Все мои друзья обожали Эйбела, а все его друзья – меня. Через пару месяцев после нашей встречи деньги потекли рекой. Я продала столько книг, что мой агент убедил издательство выплатить гонорар значительно раньше оговоренного срока. Свалившееся на голову богатство позволило мне нанять мувинговое агентство и перевезти вещи из Бруклина в Окленд, чтобы обосноваться в квартире Эйбела. Огромный лофт в стиле семидесятых – с некрашеными стенами и вечным беспорядком – был завален книгами, предметами искусства и странной мебелью. Мы занимались любовью, пока все не начинало болеть, ждали наступления утра и делали это снова.
Брали друг у друга интервью на конференции в Лондоне. А в Париже Эйбел повел меня в закрытый клуб и представил моему любимому писателю – автору мрачных экспериментальных романов по имени Люсьен Рош, с которым мы проболтали до самого утра. Люсьен – совершенно непостижимый и очаровательный – чем-то напоминал эльфа или проказливого бесенка. В Техасе я купила Эйбелу картину, а он мне – ковбойские сапоги. В Новом Орлеане мы арендовали машину и поехали к океану, где встретили рассвет, занимаясь любовью на мокром пляже. В Лос-Анджелесе поссорились на бульваре Сансет из-за одного моего друга, которого Эйбел терпеть не мог. И помирились на пляже Венис-Бич.
Решили обосноваться в Окленде. У меня были деньги. А теперь и Эйбел. Я начала писать новый роман, «Лабиринт». Он работал над своей третьей книгой – о влиянии ЦРУ на сферу развлечений в двадцатом веке. Ему так и не довелось ее закончить. Жизнь казалась до невозможности прекрасной. Мы оба ожидали, что со временем страсть угаснет, начнутся ссоры и наши отношения станут обыденными. Однако этого не случилось. Конечно, появились бытовые привычки и рутинные дела, но мы не переставали любить и удивлять друг друга. Раньше нам казалось невероятным, что любовь бывает такой пылкой, лишенной сложностей и безусловной.

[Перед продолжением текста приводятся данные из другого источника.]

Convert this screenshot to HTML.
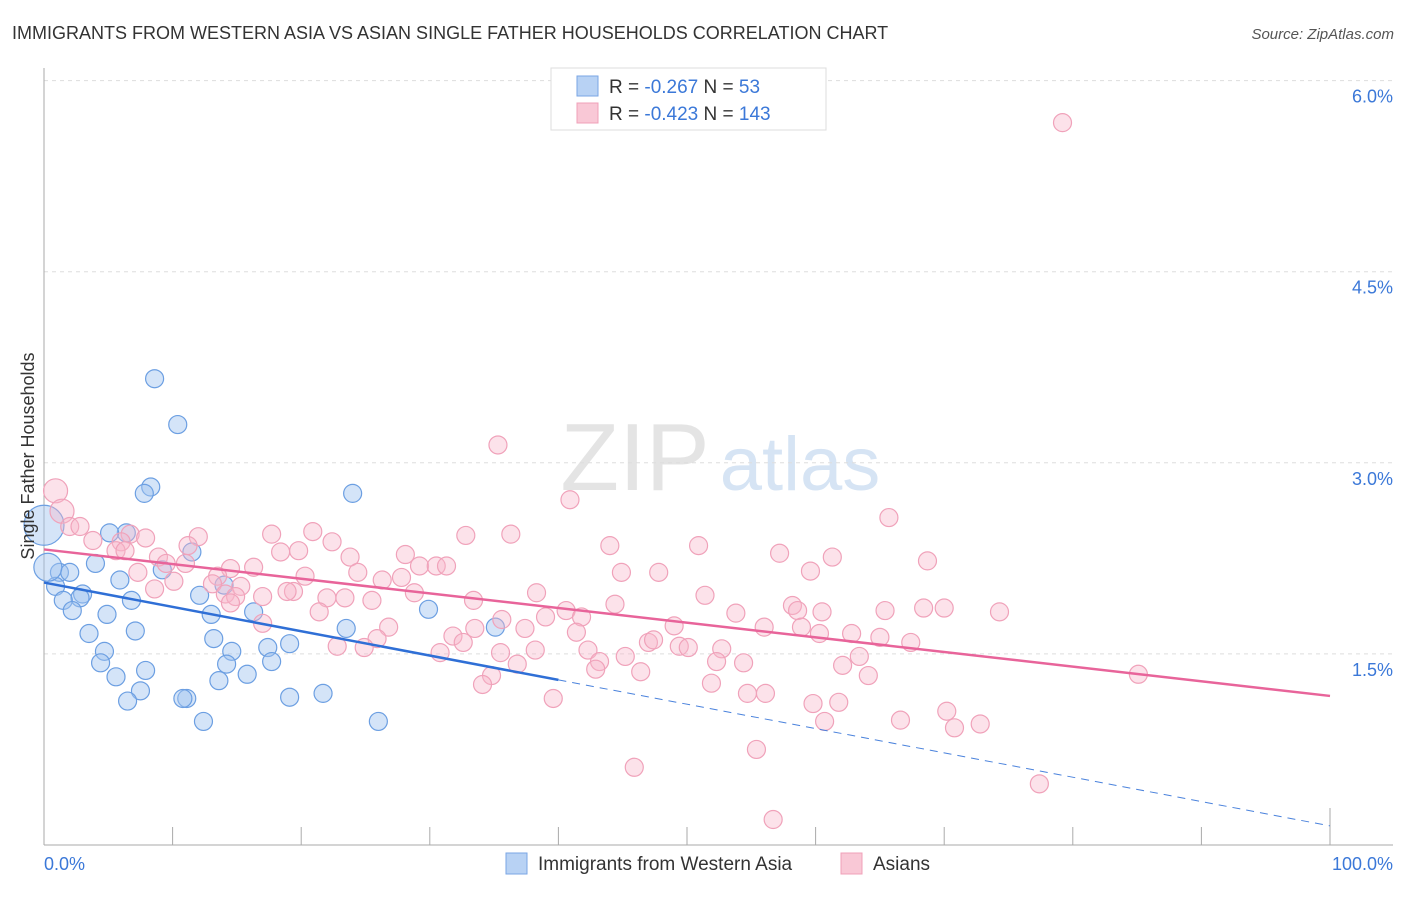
<!DOCTYPE html>
<html><head><meta charset="utf-8"><style>
body{margin:0;background:#fff;font-family:"Liberation Sans",sans-serif}
svg text{font-family:"Liberation Sans",sans-serif}
</style></head><body>
<svg id="chart" width="1406" height="892" viewBox="0 0 1406 892" xmlns="http://www.w3.org/2000/svg">
<text x="12" y="39" font-size="18" fill="#333">IMMIGRANTS FROM WESTERN ASIA VS ASIAN SINGLE FATHER HOUSEHOLDS CORRELATION CHART</text>
<text x="1394" y="39" font-size="15" fill="#555" text-anchor="end" font-style="italic">Source: ZipAtlas.com</text>
<g><text x="635" y="490" font-size="96" fill="#e4e4e4" text-anchor="middle" font-family="Liberation Serif">ZIP</text><text x="800" y="490" font-size="76" fill="#d6e4f4" text-anchor="middle">atlas</text></g>
<g id="grid"></g>
<g id="axes"></g>
<g id="blue"></g>
<g id="pink"></g>
<g id="trends"></g>
<text transform="translate(34,456) rotate(-90)" font-size="18" fill="#333" text-anchor="middle">Single Father Households</text>
<g>
<rect x="551" y="68" width="275" height="62" fill="#fff" stroke="#ddd"/>
<rect x="577" y="76" width="21" height="20" fill="#b8d2f4" stroke="#7aa6e4"/>
<rect x="577" y="103" width="21" height="20" fill="#f9c8d6" stroke="#f0a0b8"/>
<text x="609" y="93" font-size="19" fill="#333">R = <tspan fill="#3b78d8">-0.267</tspan>   N = <tspan fill="#3b78d8">  53</tspan></text>
<text x="609" y="120" font-size="19" fill="#333">R = <tspan fill="#3b78d8">-0.423</tspan>   N = <tspan fill="#3b78d8">143</tspan></text>
</g>
<g>
<rect x="506" y="853" width="21" height="21" fill="#b8d2f4" stroke="#7aa6e4"/>
<text x="538" y="870" font-size="19" fill="#333">Immigrants from Western Asia</text>
<rect x="841" y="853" width="21" height="21" fill="#f9c8d6" stroke="#f0a0b8"/>
<text x="873" y="870" font-size="19" fill="#333">Asians</text>
</g>
</svg>
<script>
const yTicks=[1.5,3.0,4.5,6.0];
const yTickLabels=["1.5%","3.0%","4.5%","6.0%"];
const xTickLabels=["0.0%","100.0%"];
const blueX=[8.6,10.4,8.3,7.8,24.0,6.4,5.1,11.5,4.0,1.2,2.0,0.9,9.2,5.9,3.0,2.8,1.5,6.8,2.2,4.9,12.1,14.0,13.0,16.3,29.9,7.1,3.5,23.5,13.2,4.7,14.6,17.4,19.1,35.1,4.4,7.9,14.2,17.7,5.6,13.6,15.8,7.5,11.1,6.5,10.8,19.1,21.7,12.4,26.0,0.0,0.3];
const blueY=[3.66,3.30,2.81,2.76,2.76,2.45,2.45,2.30,2.21,2.14,2.14,2.03,2.16,2.08,1.97,1.94,1.92,1.92,1.84,1.81,1.96,2.04,1.81,1.83,1.85,1.68,1.66,1.70,1.62,1.52,1.52,1.55,1.58,1.71,1.43,1.37,1.42,1.44,1.32,1.29,1.34,1.21,1.15,1.13,1.15,1.16,1.19,0.97,0.97,2.51,2.18];
const blueR=[9,9,9,9,9,9,9,9,9,9,9,9,9,9,9,9,9,9,9,9,9,9,9,9,9,9,9,9,9,9,9,9,9,9,9,9,9,9,9,9,9,9,9,9,9,9,9,9,9,20,14];
const pinkX=[79.2,35.3,40.9,65.7,0.9,1.4,2.0,2.8,20.9,17.7,32.8,36.3,12.0,6.7,7.9,6.0,3.8,22.4,23.8,11.2,44.0,50.9,57.2,61.3,68.7,5.6,6.3,28.1,18.4,19.8,8.9,11.0,16.3,14.5,9.5,7.3,10.1,13.5,24.4,26.3,27.8,29.2,30.5,31.3,44.9,47.8,59.6,20.3,13.1,15.3,19.4,17.0,18.9,8.6,14.1,14.9,14.5,22.0,23.4,25.5,28.8,33.4,38.3,44.4,51.4,58.2,53.8,60.5,65.4,68.4,70.0,74.3,40.6,41.8,39.0,35.6,33.5,37.4,58.6,58.9,17.0,21.4,26.8,41.4,49.0,56.0,62.8,60.3,65.0,67.4,25.9,31.8,32.6,42.3,47.0,47.4,49.4,50.1,52.7,22.8,24.9,30.8,38.2,35.5,45.2,43.2,52.3,54.4,62.1,63.4,42.9,46.4,36.8,34.8,64.1,85.1,34.1,51.9,54.7,56.1,39.6,59.8,61.8,70.2,66.6,60.7,70.8,72.8,55.4,45.9,77.4,56.7];
const pinkY=[5.67,3.14,2.71,2.57,2.78,2.62,2.50,2.50,2.46,2.44,2.43,2.44,2.42,2.44,2.41,2.38,2.39,2.38,2.26,2.35,2.35,2.35,2.29,2.26,2.23,2.31,2.31,2.28,2.30,2.31,2.26,2.21,2.18,2.17,2.21,2.14,2.07,2.11,2.14,2.08,2.10,2.19,2.19,2.19,2.14,2.14,2.15,2.11,2.05,2.03,1.99,1.95,1.99,2.01,1.97,1.95,1.90,1.94,1.94,1.92,1.98,1.92,1.98,1.89,1.96,1.88,1.82,1.83,1.84,1.86,1.86,1.83,1.84,1.79,1.79,1.77,1.70,1.70,1.84,1.71,1.74,1.83,1.71,1.67,1.72,1.71,1.66,1.66,1.63,1.59,1.62,1.64,1.59,1.53,1.59,1.61,1.56,1.55,1.54,1.56,1.55,1.51,1.53,1.51,1.48,1.44,1.44,1.43,1.41,1.48,1.38,1.36,1.42,1.33,1.33,1.34,1.26,1.27,1.19,1.19,1.15,1.11,1.12,1.05,0.98,0.97,0.92,0.95,0.75,0.61,0.48,0.20];
const blueTrend=[2.06,0.15];
const blueSolidEnd=40;
const pinkTrend=[2.32,1.17];

const NS="http://www.w3.org/2000/svg";
const sx=v=>44+v*12.86;
const sy=v=>845-v*127.4;
function mk(tag,attrs,parent){const e=document.createElementNS(NS,tag);for(const k in attrs)e.setAttribute(k,attrs[k]);parent.appendChild(e);return e;}
const grid=document.getElementById('grid'),axes=document.getElementById('axes');
yTicks.forEach((t,i)=>{
  const l=mk('line',{x1:44,x2:1393,y1:sy(t),y2:sy(t),stroke:'#ddd','stroke-dasharray':'4,4'},grid);
  
  
  const tx=mk('text',{x:1393,y:sy(t)+22,'font-size':18,fill:'#3b78d8','text-anchor':'end'},axes);
  tx.textContent=yTickLabels[i];
  
  
});
const ax=mk('line',{x1:44,x2:1393,y1:845,y2:845,stroke:'#aaa'},axes);


const ay=mk('line',{x1:44,x2:44,y1:68,y2:845,stroke:'#aaa'},axes);


for(let i=0;i<=10;i++){
  const t=mk('line',{x1:sx(i*10),x2:sx(i*10),y1:i==10?808:827,y2:845,stroke:'#aaa'},axes);
  
  
}
[0,100].forEach((v,i)=>{
  const tx=mk('text',{x:i?1393:44,y:870,'font-size':18,fill:'#3b78d8','text-anchor':i?'end':'start'},axes);
  tx.textContent=xTickLabels[i];
  
  
});
const bg=document.getElementById('blue');
blueX.forEach((x,i)=>{
  const c=mk('circle',{cx:sx(x),cy:sy(blueY[i]),r:blueR[i],fill:'rgba(160,196,240,0.45)',stroke:'#6c9fe2','stroke-width':1.2},bg);
  
  
});
const pg=document.getElementById('pink');
pinkX.forEach((x,i)=>{
  const r=(i>=4&&i<=5)?12:9;
  const c=mk('circle',{cx:sx(x),cy:sy(pinkY[i]),r:r,fill:'rgba(248,182,202,0.4)',stroke:'#f0a2ba','stroke-width':1.2},pg);
  
  
});
const tg=document.getElementById('trends');
const by=x=>blueTrend[0]+(blueTrend[1]-blueTrend[0])*x/100;
const py=x=>pinkTrend[0]+(pinkTrend[1]-pinkTrend[0])*x/100;
let l=mk('line',{x1:sx(0),y1:sy(py(0)),x2:sx(100),y2:sy(py(100)),stroke:'#e8649a','stroke-width':2.5},tg);


l=mk('line',{x1:sx(0),y1:sy(by(0)),x2:sx(blueSolidEnd),y2:sy(by(blueSolidEnd)),stroke:'#2f6fd6','stroke-width':2.5},tg);


l=mk('line',{x1:sx(blueSolidEnd),y1:sy(by(blueSolidEnd)),x2:sx(100),y2:sy(by(100)),stroke:'#4a82dc','stroke-width':1,'stroke-dasharray':'8,6'},tg);


</script>
</body></html>
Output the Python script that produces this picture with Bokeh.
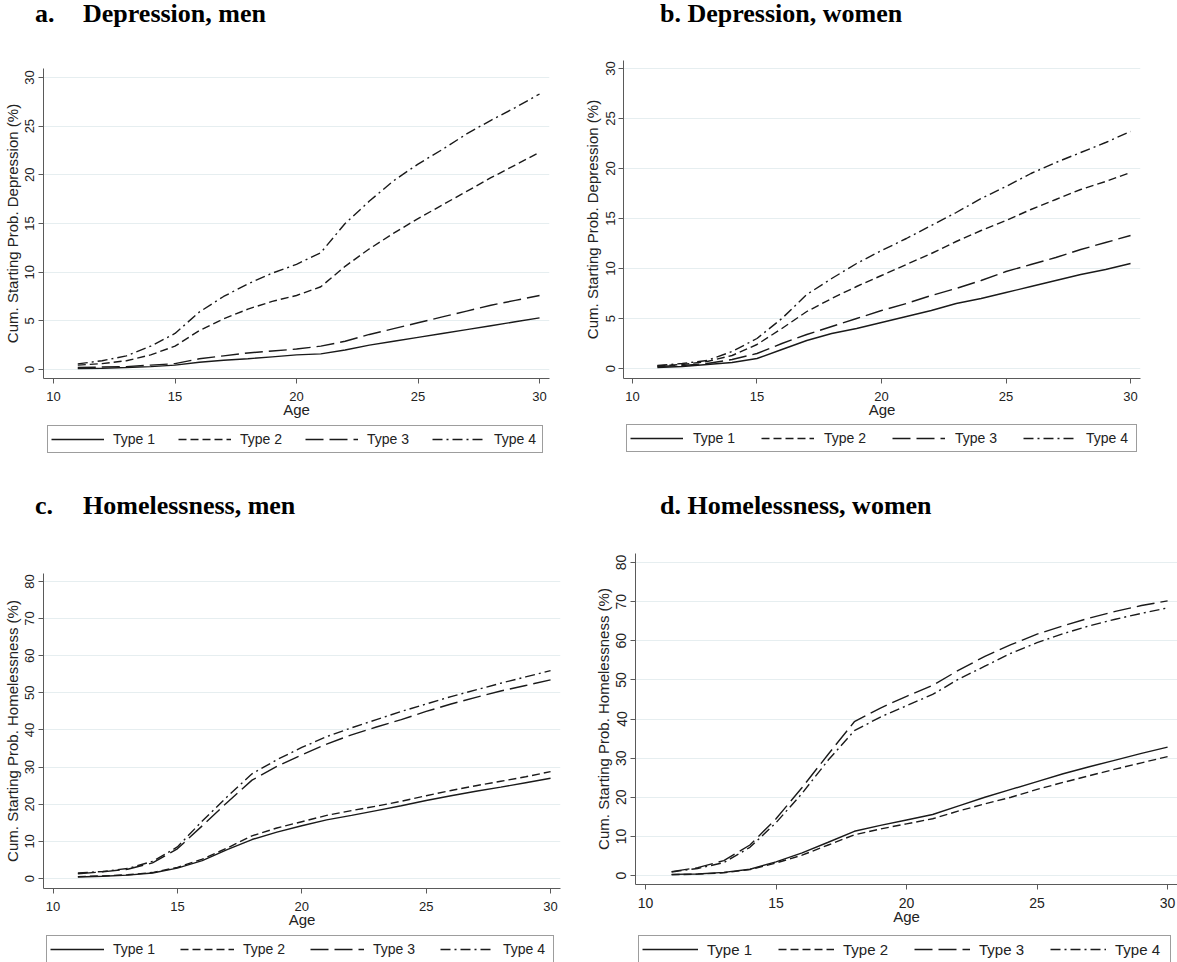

Мы имели всё, что нужно для счастья. И чувствовали, что можем всё: писать, рисовать, создавать произведения искусства, превращать свинец в золото. Любить вечно.
Пока однажды, через пять лет отношений, Эйбел вдруг не перепутал кофе с чаем.
Это случилось днем. Когда мы оба оказывались дома, то всегда пили кофе после обеда. У нас была итальянская кофемашина и хороший забористый эспрессо из Норт-Бич.
Я как раз закончила интервью по телефону для одной французской радиостанции и собиралась вновь сесть за «Лабиринт». Эйбел проверял контрольные работы студентов. Затем приготовил кофе и принес мне. Напиток выглядел подозрительно светлым. Я понюхала чашку.
– Это что, чай?
Казалось бы – с кем не бывает? Но меня испугала его реакция: выражение полного ужаса на лице, которое исказило родные черты. Даже не представляю, что он тогда почувствовал. Через пару секунд его лицо стало прежним. Эйбел подошел к кофеварке и вытащил фильтр: вместо кофе внутри обнаружились чайные листья. Он недоуменно уставился на кофейную машину; в глазах его вновь мелькнул испуг. Мне сделалось не по себе.
Мы решили забыть об этом эпизоде. Эйбел снова сделал эспрессо – на этот раз правильно.
Через некоторое время он забыл выключить духовку и спалил курицу. Потом устроил в ванной потоп, залив соседей этажом ниже. Пропустил урок. Не оплатил счета. Это казалось немыслимым, нереальным! Поначалу мы продолжали делать вид, что всё в порядке. Пока в один прекрасный день Эйбел не заблудился.